### JOB
Return all lines where the word "Write" can be found.

((

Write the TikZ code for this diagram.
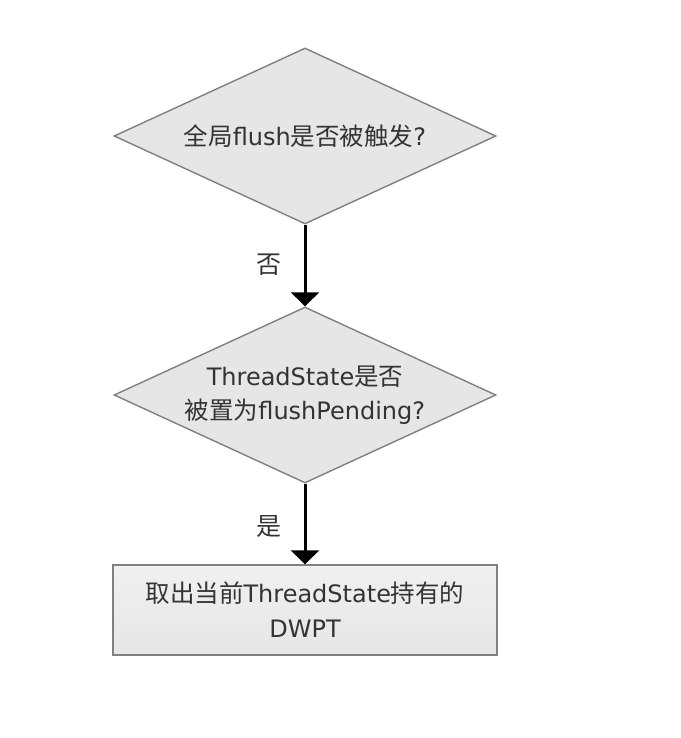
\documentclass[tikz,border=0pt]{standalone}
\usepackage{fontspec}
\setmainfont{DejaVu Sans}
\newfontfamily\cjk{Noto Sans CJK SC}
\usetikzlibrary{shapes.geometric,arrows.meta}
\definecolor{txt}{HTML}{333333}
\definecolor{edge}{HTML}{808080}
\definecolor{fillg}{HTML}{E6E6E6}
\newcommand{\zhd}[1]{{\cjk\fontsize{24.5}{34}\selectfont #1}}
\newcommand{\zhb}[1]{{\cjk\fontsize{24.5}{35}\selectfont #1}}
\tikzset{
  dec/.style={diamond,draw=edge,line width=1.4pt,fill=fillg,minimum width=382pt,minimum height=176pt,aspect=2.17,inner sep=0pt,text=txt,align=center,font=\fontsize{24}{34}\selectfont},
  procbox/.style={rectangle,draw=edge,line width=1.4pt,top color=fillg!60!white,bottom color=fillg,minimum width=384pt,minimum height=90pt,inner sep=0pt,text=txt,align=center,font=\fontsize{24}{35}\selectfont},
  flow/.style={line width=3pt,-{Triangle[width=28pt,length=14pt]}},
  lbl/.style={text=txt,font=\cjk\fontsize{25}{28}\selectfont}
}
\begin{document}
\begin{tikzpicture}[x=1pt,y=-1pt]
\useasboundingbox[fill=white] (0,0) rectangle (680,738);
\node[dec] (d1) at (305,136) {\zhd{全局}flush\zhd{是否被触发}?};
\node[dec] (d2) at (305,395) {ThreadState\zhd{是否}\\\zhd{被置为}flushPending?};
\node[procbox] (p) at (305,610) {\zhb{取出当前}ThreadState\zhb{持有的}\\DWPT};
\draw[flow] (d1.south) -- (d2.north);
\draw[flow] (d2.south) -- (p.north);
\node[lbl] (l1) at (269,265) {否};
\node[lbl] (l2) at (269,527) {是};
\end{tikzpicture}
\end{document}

))
((

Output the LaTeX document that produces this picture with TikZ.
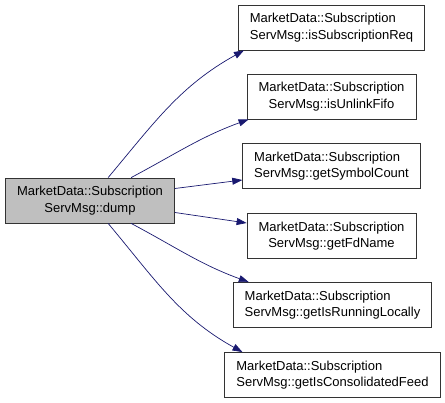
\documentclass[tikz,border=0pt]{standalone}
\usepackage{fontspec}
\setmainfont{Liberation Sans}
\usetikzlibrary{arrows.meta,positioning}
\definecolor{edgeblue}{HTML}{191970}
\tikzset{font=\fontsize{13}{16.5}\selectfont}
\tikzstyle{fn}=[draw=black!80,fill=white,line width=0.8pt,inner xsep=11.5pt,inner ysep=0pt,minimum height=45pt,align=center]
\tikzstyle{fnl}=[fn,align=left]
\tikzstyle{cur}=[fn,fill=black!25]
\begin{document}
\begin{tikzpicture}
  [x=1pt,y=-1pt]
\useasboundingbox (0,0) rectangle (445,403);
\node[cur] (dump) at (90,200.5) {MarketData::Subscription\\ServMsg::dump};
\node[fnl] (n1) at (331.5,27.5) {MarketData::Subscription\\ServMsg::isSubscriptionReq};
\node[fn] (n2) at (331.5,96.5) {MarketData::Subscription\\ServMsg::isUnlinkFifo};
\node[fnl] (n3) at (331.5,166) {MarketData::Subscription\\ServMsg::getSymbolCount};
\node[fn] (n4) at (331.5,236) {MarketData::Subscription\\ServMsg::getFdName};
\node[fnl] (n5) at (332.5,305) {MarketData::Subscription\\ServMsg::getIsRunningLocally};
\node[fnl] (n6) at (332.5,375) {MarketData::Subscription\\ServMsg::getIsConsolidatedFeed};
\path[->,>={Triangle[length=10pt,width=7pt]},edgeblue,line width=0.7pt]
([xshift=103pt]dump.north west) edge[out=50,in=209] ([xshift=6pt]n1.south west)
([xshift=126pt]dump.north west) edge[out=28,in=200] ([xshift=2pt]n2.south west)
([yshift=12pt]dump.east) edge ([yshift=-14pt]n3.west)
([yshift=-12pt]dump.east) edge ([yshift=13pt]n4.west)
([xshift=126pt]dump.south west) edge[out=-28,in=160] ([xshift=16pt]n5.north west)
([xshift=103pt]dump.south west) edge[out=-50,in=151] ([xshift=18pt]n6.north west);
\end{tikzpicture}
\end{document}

))
((

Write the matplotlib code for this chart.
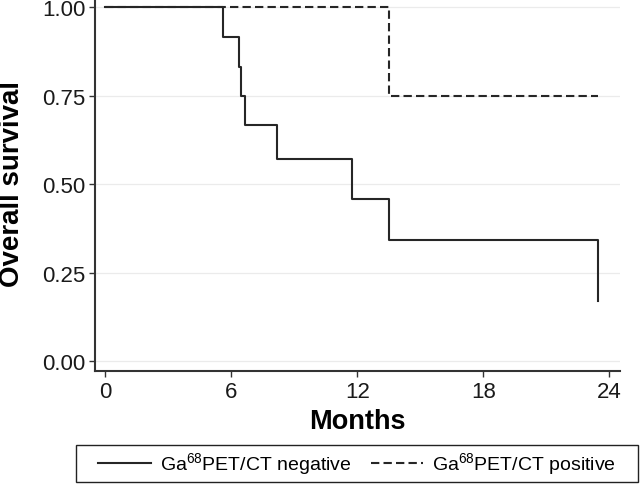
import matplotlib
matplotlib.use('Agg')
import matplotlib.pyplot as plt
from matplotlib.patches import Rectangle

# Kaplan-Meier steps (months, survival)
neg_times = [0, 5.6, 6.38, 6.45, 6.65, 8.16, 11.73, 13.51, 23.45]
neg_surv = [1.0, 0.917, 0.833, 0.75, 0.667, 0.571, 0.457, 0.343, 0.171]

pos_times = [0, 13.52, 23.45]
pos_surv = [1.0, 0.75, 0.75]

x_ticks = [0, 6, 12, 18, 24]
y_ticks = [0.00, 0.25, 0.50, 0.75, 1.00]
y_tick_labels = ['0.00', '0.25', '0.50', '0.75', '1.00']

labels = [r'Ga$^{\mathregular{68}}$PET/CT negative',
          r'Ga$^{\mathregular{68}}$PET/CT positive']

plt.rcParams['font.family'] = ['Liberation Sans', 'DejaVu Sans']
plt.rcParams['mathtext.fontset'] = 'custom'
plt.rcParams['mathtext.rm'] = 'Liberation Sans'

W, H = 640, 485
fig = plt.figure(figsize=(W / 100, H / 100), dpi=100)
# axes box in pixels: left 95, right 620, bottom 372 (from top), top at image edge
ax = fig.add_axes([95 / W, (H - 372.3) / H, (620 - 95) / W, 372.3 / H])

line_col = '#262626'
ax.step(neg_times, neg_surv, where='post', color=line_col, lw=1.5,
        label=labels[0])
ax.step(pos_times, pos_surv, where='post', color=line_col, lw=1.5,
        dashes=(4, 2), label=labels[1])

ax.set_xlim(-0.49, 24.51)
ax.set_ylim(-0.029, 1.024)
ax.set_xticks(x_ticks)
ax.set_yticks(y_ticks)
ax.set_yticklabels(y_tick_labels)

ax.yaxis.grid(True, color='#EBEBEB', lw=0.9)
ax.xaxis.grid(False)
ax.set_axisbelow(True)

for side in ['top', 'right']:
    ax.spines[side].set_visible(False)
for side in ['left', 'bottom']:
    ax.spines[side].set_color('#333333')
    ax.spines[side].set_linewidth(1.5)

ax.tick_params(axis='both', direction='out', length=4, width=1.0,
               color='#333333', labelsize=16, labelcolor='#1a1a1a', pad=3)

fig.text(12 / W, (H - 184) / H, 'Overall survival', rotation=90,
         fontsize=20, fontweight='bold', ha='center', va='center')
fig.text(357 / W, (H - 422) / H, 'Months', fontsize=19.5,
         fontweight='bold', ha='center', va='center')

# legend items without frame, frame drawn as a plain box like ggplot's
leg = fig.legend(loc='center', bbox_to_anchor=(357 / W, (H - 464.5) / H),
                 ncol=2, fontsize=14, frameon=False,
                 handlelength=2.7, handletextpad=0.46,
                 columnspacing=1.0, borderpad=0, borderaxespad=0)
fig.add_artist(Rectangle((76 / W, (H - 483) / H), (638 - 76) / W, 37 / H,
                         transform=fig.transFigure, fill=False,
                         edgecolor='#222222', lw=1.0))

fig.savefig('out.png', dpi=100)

))

### WORKED ANSWER
Write the TikZ code for this diagram.
Write the matplotlib code for this chart.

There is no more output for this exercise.